Goal of the exercise
Gather, from the data below, each line in which the word "image" occurs.

Provided data
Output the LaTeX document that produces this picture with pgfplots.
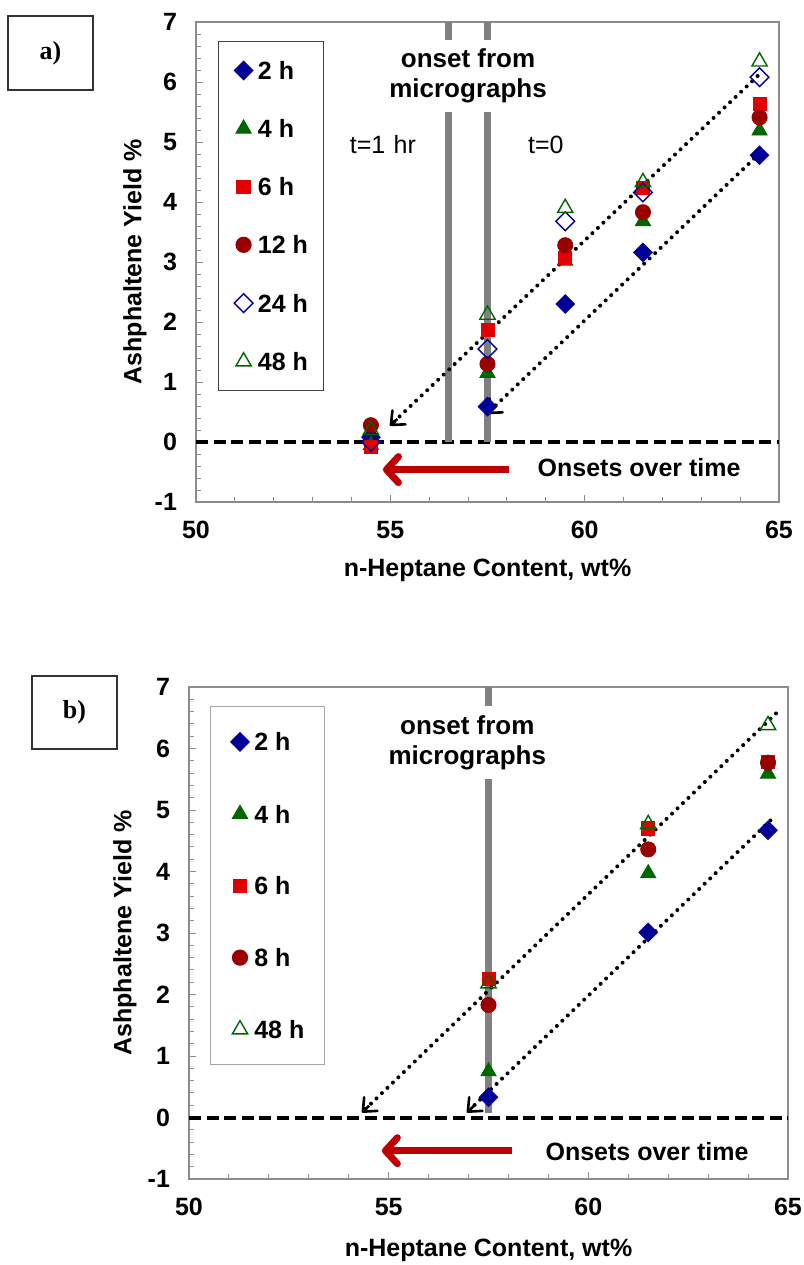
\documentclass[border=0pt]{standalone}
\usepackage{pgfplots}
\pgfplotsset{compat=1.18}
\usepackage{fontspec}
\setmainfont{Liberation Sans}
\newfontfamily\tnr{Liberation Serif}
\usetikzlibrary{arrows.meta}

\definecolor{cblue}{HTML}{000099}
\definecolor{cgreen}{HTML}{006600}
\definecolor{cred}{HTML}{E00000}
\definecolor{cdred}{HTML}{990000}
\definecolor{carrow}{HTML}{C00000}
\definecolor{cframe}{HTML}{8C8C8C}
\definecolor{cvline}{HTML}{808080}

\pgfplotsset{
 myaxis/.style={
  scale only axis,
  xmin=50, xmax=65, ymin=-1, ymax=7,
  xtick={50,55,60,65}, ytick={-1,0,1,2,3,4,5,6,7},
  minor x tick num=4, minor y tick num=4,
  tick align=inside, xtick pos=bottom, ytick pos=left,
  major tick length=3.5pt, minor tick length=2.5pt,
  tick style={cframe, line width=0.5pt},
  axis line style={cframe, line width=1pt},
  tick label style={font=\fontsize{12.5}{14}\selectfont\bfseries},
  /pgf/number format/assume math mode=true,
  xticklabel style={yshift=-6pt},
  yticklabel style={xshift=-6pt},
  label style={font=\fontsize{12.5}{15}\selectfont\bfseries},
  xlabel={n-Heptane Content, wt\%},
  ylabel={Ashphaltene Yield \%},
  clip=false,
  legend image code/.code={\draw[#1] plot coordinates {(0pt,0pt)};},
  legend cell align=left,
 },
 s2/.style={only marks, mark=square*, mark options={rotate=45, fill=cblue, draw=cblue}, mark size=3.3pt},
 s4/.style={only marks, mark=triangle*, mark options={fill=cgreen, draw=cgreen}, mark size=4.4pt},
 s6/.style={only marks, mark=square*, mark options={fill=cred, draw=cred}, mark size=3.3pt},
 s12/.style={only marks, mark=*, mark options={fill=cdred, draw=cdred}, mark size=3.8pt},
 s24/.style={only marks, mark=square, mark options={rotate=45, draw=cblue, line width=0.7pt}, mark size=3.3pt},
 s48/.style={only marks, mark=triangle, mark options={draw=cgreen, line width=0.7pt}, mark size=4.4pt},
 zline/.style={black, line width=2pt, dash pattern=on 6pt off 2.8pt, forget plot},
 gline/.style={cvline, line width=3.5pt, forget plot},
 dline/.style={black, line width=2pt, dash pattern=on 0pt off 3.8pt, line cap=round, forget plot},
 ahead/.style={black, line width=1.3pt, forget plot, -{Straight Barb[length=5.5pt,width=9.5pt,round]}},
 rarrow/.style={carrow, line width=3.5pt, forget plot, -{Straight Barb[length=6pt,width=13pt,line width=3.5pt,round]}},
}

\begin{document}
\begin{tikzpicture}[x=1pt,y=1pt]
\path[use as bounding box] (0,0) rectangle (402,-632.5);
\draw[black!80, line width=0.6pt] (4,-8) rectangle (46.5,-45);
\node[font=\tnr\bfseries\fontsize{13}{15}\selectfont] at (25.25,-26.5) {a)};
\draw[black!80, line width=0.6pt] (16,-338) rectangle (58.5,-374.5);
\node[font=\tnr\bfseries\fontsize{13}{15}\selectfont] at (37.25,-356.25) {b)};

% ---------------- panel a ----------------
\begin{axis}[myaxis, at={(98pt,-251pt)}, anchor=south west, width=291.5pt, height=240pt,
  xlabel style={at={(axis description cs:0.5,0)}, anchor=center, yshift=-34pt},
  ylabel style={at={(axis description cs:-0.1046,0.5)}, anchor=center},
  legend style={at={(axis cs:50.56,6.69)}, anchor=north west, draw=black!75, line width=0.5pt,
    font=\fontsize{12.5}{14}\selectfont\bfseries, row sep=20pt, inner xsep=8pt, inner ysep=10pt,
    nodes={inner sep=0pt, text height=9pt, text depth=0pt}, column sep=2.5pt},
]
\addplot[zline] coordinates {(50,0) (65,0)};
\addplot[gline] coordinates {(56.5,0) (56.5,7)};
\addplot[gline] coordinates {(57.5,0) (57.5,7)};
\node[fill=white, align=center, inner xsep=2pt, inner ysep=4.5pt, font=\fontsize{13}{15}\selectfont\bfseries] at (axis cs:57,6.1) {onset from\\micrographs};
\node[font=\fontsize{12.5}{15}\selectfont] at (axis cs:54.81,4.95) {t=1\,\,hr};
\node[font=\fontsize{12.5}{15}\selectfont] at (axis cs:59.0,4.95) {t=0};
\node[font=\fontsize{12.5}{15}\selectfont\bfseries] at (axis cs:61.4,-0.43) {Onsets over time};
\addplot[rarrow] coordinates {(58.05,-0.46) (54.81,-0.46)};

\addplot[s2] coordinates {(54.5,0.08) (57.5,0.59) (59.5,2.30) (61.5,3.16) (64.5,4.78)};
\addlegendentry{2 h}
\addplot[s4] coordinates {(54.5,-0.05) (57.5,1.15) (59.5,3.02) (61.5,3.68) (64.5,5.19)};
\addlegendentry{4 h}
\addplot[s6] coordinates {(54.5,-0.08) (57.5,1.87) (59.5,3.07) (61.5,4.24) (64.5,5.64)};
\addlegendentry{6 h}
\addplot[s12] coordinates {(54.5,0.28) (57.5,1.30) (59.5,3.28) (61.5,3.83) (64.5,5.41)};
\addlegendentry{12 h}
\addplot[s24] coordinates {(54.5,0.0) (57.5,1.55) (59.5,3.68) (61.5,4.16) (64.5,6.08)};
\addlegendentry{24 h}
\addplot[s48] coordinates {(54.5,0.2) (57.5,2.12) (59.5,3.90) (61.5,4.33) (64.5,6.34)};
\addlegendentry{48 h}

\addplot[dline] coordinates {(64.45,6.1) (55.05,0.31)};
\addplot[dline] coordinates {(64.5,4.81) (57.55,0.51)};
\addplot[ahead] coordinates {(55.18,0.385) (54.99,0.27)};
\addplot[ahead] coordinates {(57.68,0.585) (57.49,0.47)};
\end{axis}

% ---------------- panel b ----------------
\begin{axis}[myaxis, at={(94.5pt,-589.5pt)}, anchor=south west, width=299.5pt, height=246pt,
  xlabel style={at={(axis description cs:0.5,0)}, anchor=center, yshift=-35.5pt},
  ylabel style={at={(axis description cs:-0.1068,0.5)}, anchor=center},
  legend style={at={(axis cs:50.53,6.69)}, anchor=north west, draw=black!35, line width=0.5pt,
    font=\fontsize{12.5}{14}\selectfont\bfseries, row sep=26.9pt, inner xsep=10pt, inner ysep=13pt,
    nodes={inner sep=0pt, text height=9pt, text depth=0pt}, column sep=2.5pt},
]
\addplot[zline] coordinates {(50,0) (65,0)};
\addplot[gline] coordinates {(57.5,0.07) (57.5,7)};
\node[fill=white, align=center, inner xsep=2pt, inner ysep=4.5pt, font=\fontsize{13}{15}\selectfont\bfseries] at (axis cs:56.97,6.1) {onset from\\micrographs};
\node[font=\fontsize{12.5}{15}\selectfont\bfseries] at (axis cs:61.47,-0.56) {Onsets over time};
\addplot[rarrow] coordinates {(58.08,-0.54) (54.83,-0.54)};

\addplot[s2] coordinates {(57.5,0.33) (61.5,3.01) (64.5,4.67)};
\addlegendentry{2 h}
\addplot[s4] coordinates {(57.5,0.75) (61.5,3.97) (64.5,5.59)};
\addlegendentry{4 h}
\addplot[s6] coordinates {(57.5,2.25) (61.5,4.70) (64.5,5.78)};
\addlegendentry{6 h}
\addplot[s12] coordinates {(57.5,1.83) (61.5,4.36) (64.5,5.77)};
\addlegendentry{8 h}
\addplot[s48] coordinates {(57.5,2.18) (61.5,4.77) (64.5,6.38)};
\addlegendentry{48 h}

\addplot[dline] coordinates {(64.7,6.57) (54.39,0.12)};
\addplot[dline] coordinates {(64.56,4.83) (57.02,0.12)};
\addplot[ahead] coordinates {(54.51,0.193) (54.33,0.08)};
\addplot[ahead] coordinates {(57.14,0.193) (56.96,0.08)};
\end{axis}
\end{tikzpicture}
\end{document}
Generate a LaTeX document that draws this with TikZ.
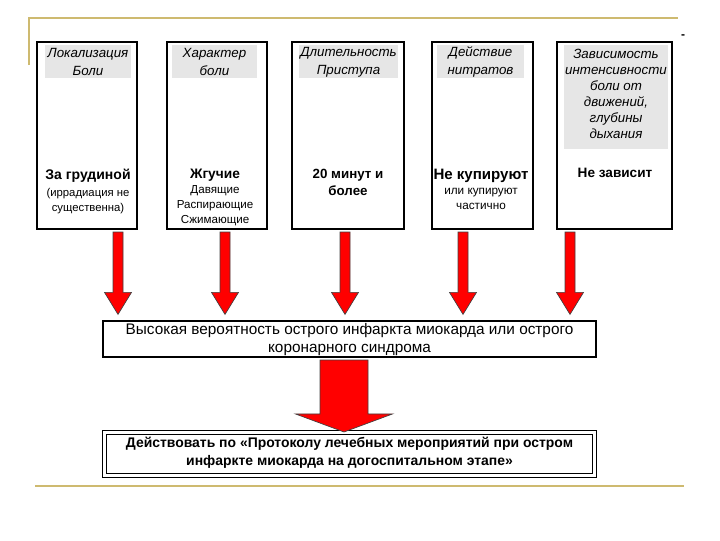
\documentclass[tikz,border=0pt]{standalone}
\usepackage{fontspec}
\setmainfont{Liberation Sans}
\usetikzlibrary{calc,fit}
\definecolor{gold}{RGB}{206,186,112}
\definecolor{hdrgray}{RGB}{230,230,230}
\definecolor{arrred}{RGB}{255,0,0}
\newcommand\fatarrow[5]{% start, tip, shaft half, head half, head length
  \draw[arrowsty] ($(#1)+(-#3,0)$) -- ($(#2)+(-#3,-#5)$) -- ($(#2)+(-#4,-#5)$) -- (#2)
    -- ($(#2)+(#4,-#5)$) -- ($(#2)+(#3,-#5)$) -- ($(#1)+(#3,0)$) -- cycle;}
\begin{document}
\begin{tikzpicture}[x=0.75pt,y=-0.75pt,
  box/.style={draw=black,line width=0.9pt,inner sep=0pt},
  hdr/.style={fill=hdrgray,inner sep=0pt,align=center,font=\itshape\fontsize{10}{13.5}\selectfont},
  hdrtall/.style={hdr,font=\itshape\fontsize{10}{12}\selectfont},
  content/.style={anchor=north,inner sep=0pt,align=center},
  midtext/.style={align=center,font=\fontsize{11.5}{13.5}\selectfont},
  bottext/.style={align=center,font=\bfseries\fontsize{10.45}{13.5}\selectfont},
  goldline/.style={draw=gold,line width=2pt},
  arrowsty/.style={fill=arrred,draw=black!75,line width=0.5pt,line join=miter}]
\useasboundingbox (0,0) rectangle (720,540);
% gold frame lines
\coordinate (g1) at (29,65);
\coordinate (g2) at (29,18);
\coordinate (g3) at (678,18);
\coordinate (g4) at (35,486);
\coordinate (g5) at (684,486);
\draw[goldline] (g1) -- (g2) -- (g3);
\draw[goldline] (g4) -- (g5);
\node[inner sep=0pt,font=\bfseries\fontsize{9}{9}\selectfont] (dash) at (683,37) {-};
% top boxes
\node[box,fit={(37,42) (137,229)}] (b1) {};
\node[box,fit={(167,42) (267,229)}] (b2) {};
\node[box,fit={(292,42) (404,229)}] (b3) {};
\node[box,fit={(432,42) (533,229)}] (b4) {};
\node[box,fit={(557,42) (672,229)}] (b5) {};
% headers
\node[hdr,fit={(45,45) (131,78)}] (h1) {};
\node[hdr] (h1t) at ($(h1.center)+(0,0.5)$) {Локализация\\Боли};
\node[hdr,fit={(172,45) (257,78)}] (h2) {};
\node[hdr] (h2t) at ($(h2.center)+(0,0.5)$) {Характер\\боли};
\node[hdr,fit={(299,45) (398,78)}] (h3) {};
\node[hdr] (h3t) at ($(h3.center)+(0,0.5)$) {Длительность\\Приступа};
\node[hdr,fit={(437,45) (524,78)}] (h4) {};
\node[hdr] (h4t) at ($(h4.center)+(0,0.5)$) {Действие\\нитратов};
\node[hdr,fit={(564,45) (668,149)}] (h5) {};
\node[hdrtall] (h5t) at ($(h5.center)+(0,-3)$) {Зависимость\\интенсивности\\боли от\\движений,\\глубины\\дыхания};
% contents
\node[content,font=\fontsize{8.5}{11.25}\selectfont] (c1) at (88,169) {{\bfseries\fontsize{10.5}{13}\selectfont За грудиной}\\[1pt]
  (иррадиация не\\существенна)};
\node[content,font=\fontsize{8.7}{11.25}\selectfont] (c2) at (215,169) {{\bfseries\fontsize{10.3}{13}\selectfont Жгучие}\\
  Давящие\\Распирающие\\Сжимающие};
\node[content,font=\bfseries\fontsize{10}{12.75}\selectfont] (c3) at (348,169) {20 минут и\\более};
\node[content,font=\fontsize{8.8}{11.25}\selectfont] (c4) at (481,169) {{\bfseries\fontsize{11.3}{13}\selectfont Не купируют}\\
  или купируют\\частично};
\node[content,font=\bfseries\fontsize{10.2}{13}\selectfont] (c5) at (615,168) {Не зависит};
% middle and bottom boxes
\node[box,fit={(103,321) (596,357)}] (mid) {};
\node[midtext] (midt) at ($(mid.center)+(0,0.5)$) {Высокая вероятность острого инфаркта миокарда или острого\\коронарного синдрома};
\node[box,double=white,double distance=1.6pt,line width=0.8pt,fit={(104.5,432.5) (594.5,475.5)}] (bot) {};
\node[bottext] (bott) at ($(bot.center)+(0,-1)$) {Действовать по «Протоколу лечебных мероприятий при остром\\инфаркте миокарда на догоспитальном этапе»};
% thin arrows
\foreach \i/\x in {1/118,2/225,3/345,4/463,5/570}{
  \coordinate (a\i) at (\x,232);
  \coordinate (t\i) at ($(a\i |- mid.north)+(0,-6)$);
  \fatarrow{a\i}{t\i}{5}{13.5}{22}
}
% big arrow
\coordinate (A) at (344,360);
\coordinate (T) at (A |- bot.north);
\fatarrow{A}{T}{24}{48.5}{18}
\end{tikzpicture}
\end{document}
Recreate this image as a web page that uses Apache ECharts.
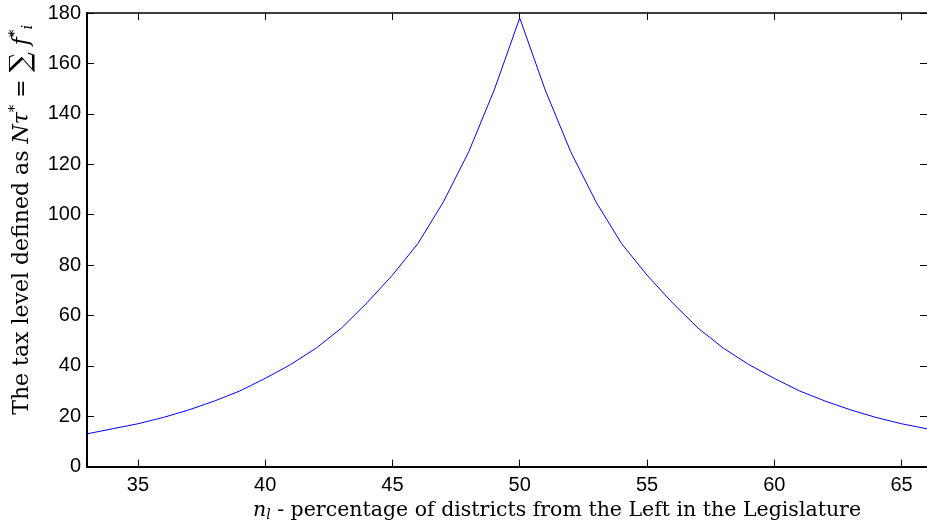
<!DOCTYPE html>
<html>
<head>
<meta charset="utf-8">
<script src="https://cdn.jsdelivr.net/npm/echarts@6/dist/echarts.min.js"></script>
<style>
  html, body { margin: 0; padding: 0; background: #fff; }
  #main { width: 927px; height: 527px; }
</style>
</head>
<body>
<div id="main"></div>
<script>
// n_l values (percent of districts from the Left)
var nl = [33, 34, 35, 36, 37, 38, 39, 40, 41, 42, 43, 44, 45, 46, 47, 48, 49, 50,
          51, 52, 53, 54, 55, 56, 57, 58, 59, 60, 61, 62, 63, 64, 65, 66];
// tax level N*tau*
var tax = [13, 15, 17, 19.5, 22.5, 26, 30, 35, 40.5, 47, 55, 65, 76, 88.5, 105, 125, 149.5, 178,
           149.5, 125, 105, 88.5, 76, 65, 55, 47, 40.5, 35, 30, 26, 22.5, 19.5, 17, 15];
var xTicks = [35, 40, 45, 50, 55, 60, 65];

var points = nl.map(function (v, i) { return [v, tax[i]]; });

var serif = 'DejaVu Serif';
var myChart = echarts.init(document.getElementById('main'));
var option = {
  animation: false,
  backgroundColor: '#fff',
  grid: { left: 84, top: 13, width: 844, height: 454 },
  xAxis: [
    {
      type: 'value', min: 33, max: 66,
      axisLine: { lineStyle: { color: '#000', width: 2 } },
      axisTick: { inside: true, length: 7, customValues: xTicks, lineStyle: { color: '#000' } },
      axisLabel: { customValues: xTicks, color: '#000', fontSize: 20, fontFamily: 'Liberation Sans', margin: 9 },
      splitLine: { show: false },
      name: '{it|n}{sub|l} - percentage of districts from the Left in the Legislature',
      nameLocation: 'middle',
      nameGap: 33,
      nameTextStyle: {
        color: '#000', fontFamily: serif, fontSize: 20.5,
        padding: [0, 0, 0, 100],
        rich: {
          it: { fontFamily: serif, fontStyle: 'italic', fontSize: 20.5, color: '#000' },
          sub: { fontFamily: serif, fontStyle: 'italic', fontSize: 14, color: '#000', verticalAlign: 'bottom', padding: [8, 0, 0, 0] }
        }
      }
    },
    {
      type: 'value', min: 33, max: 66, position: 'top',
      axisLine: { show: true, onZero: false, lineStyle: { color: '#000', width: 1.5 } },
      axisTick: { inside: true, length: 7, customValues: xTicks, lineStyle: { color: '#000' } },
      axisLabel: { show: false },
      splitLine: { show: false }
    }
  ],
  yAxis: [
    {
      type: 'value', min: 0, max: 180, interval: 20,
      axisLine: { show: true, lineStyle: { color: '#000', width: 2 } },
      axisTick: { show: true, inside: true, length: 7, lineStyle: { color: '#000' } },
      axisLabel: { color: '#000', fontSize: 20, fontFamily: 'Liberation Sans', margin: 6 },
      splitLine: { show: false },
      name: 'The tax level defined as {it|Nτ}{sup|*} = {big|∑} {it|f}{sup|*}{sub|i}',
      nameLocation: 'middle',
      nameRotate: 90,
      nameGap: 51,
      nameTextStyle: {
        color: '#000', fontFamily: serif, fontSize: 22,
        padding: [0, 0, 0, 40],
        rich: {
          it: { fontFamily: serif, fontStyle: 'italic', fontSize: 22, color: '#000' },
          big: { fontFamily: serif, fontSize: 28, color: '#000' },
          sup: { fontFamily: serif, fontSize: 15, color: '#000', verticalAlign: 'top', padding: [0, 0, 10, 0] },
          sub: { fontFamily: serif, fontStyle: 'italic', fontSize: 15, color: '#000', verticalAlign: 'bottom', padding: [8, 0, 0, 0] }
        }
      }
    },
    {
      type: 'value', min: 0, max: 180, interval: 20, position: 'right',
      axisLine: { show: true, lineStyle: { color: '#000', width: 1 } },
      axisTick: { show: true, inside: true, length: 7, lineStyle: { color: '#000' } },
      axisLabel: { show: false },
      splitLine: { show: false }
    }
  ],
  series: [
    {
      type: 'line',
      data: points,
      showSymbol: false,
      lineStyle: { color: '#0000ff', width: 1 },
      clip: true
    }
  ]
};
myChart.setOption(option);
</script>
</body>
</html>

Answer below
  legend image code/.code={\draw[#1] plot coordinates {(0pt,0pt)};},
Recreate this image as a web page that uses Apache ECharts.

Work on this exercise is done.